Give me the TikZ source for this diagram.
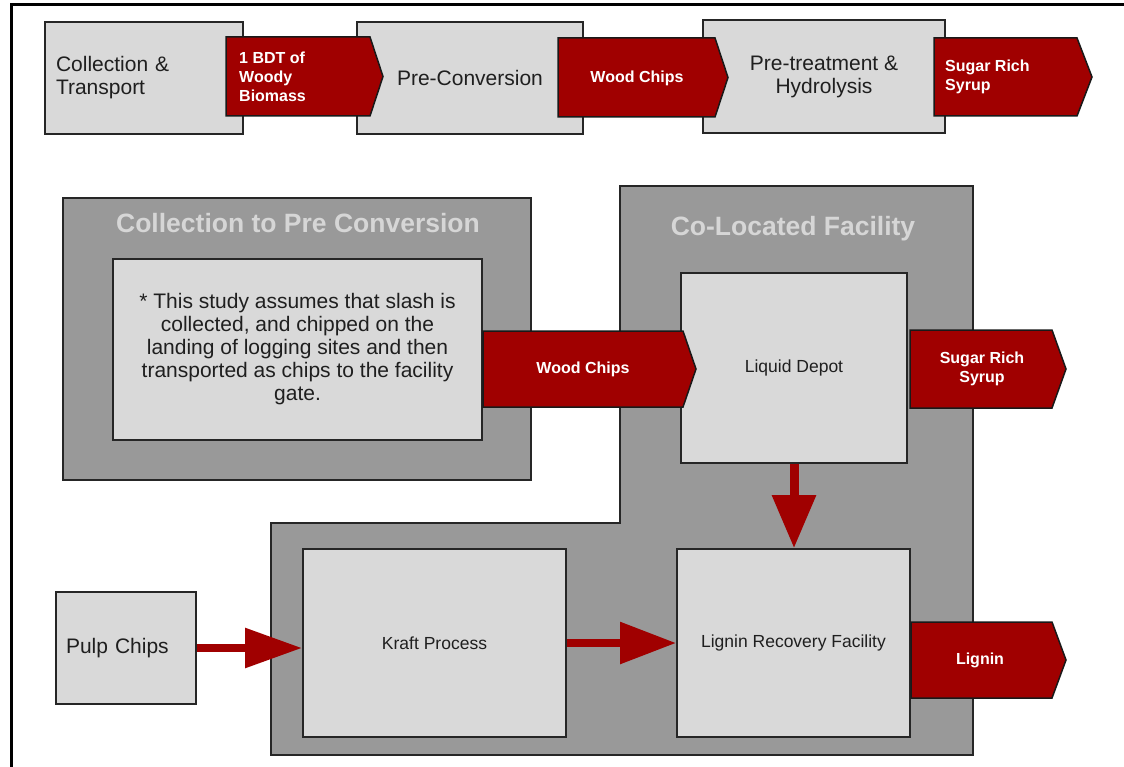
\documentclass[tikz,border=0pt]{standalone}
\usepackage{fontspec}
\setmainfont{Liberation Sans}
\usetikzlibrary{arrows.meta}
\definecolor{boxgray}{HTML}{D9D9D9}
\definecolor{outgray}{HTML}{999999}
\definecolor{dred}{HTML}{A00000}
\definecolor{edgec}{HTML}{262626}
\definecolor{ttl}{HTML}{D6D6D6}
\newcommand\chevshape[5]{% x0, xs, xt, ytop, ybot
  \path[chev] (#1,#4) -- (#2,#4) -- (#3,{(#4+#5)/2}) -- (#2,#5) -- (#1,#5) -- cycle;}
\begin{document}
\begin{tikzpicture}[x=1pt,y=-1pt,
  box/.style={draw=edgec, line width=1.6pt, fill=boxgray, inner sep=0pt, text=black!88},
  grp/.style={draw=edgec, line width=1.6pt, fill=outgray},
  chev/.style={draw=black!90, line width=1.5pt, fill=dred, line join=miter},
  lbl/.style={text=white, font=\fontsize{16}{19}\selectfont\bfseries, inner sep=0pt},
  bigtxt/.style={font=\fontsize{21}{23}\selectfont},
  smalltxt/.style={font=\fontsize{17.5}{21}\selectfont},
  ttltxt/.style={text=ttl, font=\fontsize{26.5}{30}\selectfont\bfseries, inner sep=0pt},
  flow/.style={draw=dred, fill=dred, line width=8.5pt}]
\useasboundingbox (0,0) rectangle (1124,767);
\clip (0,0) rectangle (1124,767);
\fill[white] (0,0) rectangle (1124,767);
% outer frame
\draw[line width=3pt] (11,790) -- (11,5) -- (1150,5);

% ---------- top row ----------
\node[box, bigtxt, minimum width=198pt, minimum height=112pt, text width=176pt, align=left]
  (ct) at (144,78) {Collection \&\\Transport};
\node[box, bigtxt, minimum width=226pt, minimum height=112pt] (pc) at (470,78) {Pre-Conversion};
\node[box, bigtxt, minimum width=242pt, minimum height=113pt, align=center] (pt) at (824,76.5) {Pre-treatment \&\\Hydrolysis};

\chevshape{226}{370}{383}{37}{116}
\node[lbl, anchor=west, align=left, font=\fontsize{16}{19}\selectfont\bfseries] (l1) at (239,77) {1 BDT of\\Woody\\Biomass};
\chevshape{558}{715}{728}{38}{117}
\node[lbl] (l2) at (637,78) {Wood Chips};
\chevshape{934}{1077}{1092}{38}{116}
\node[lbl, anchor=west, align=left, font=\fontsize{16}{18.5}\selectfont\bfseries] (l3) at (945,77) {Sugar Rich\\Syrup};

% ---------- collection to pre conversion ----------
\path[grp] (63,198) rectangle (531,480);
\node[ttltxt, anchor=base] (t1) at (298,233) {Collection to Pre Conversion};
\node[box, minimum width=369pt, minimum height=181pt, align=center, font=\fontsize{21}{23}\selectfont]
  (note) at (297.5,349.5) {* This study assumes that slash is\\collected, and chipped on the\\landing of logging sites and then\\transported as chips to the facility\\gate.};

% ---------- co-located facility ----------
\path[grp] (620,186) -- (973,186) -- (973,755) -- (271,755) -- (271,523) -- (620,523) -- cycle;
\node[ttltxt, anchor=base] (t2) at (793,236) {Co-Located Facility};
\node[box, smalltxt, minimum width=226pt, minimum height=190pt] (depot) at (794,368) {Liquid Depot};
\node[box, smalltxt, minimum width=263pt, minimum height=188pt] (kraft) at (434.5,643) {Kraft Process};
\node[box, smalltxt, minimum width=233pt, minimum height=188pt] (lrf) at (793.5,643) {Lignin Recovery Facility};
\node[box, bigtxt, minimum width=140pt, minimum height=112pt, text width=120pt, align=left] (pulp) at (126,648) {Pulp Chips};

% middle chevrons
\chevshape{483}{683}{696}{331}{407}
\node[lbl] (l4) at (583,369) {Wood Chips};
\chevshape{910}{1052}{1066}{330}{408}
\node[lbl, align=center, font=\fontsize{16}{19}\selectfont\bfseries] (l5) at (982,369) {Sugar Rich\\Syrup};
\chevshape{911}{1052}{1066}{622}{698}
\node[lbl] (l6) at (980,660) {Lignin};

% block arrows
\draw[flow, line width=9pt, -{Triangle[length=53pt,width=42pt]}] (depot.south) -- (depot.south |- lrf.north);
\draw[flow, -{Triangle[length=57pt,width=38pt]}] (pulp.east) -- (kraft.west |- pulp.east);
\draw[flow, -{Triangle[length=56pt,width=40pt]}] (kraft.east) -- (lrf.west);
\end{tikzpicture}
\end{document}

_ _ _ _ _

__GIVEN REQUEST__.
Leave out the pictures and output the rest of the material exactly as written.

__RESPONSE TO THIS EXERCISE__.
Give me the TikZ source for this diagram.
\documentclass[tikz,border=0pt]{standalone}
\usepackage{fontspec}
\setmainfont{Liberation Sans}
\usetikzlibrary{arrows.meta}
\definecolor{boxgray}{HTML}{D9D9D9}
\definecolor{outgray}{HTML}{999999}
\definecolor{dred}{HTML}{A00000}
\definecolor{edgec}{HTML}{262626}
\definecolor{ttl}{HTML}{D6D6D6}
\newcommand\chevshape[5]{% x0, xs, xt, ytop, ybot
  \path[chev] (#1,#4) -- (#2,#4) -- (#3,{(#4+#5)/2}) -- (#2,#5) -- (#1,#5) -- cycle;}
\begin{document}
\begin{tikzpicture}[x=1pt,y=-1pt,
  box/.style={draw=edgec, line width=1.6pt, fill=boxgray, inner sep=0pt, text=black!88},
  grp/.style={draw=edgec, line width=1.6pt, fill=outgray},
  chev/.style={draw=black!90, line width=1.5pt, fill=dred, line join=miter},
  lbl/.style={text=white, font=\fontsize{16}{19}\selectfont\bfseries, inner sep=0pt},
  bigtxt/.style={font=\fontsize{21}{23}\selectfont},
  smalltxt/.style={font=\fontsize{17.5}{21}\selectfont},
  ttltxt/.style={text=ttl, font=\fontsize{26.5}{30}\selectfont\bfseries, inner sep=0pt},
  flow/.style={draw=dred, fill=dred, line width=8.5pt}]
\useasboundingbox (0,0) rectangle (1124,767);
\clip (0,0) rectangle (1124,767);
\fill[white] (0,0) rectangle (1124,767);
% outer frame
\draw[line width=3pt] (11,790) -- (11,5) -- (1150,5);

% ---------- top row ----------
\node[box, bigtxt, minimum width=198pt, minimum height=112pt, text width=176pt, align=left]
  (ct) at (144,78) {Collection \&\\Transport};
\node[box, bigtxt, minimum width=226pt, minimum height=112pt] (pc) at (470,78) {Pre-Conversion};
\node[box, bigtxt, minimum width=242pt, minimum height=113pt, align=center] (pt) at (824,76.5) {Pre-treatment \&\\Hydrolysis};

\chevshape{226}{370}{383}{37}{116}
\node[lbl, anchor=west, align=left, font=\fontsize{16}{19}\selectfont\bfseries] (l1) at (239,77) {1 BDT of\\Woody\\Biomass};
\chevshape{558}{715}{728}{38}{117}
\node[lbl] (l2) at (637,78) {Wood Chips};
\chevshape{934}{1077}{1092}{38}{116}
\node[lbl, anchor=west, align=left, font=\fontsize{16}{18.5}\selectfont\bfseries] (l3) at (945,77) {Sugar Rich\\Syrup};

% ---------- collection to pre conversion ----------
\path[grp] (63,198) rectangle (531,480);
\node[ttltxt, anchor=base] (t1) at (298,233) {Collection to Pre Conversion};
\node[box, minimum width=369pt, minimum height=181pt, align=center, font=\fontsize{21}{23}\selectfont]
  (note) at (297.5,349.5) {* This study assumes that slash is\\collected, and chipped on the\\landing of logging sites and then\\transported as chips to the facility\\gate.};

% ---------- co-located facility ----------
\path[grp] (620,186) -- (973,186) -- (973,755) -- (271,755) -- (271,523) -- (620,523) -- cycle;
\node[ttltxt, anchor=base] (t2) at (793,236) {Co-Located Facility};
\node[box, smalltxt, minimum width=226pt, minimum height=190pt] (depot) at (794,368) {Liquid Depot};
\node[box, smalltxt, minimum width=263pt, minimum height=188pt] (kraft) at (434.5,643) {Kraft Process};
\node[box, smalltxt, minimum width=233pt, minimum height=188pt] (lrf) at (793.5,643) {Lignin Recovery Facility};
\node[box, bigtxt, minimum width=140pt, minimum height=112pt, text width=120pt, align=left] (pulp) at (126,648) {Pulp Chips};

% middle chevrons
\chevshape{483}{683}{696}{331}{407}
\node[lbl] (l4) at (583,369) {Wood Chips};
\chevshape{910}{1052}{1066}{330}{408}
\node[lbl, align=center, font=\fontsize{16}{19}\selectfont\bfseries] (l5) at (982,369) {Sugar Rich\\Syrup};
\chevshape{911}{1052}{1066}{622}{698}
\node[lbl] (l6) at (980,660) {Lignin};

% block arrows
\draw[flow, line width=9pt, -{Triangle[length=53pt,width=42pt]}] (depot.south) -- (depot.south |- lrf.north);
\draw[flow, -{Triangle[length=57pt,width=38pt]}] (pulp.east) -- (kraft.west |- pulp.east);
\draw[flow, -{Triangle[length=56pt,width=40pt]}] (kraft.east) -- (lrf.west);
\end{tikzpicture}
\end{document}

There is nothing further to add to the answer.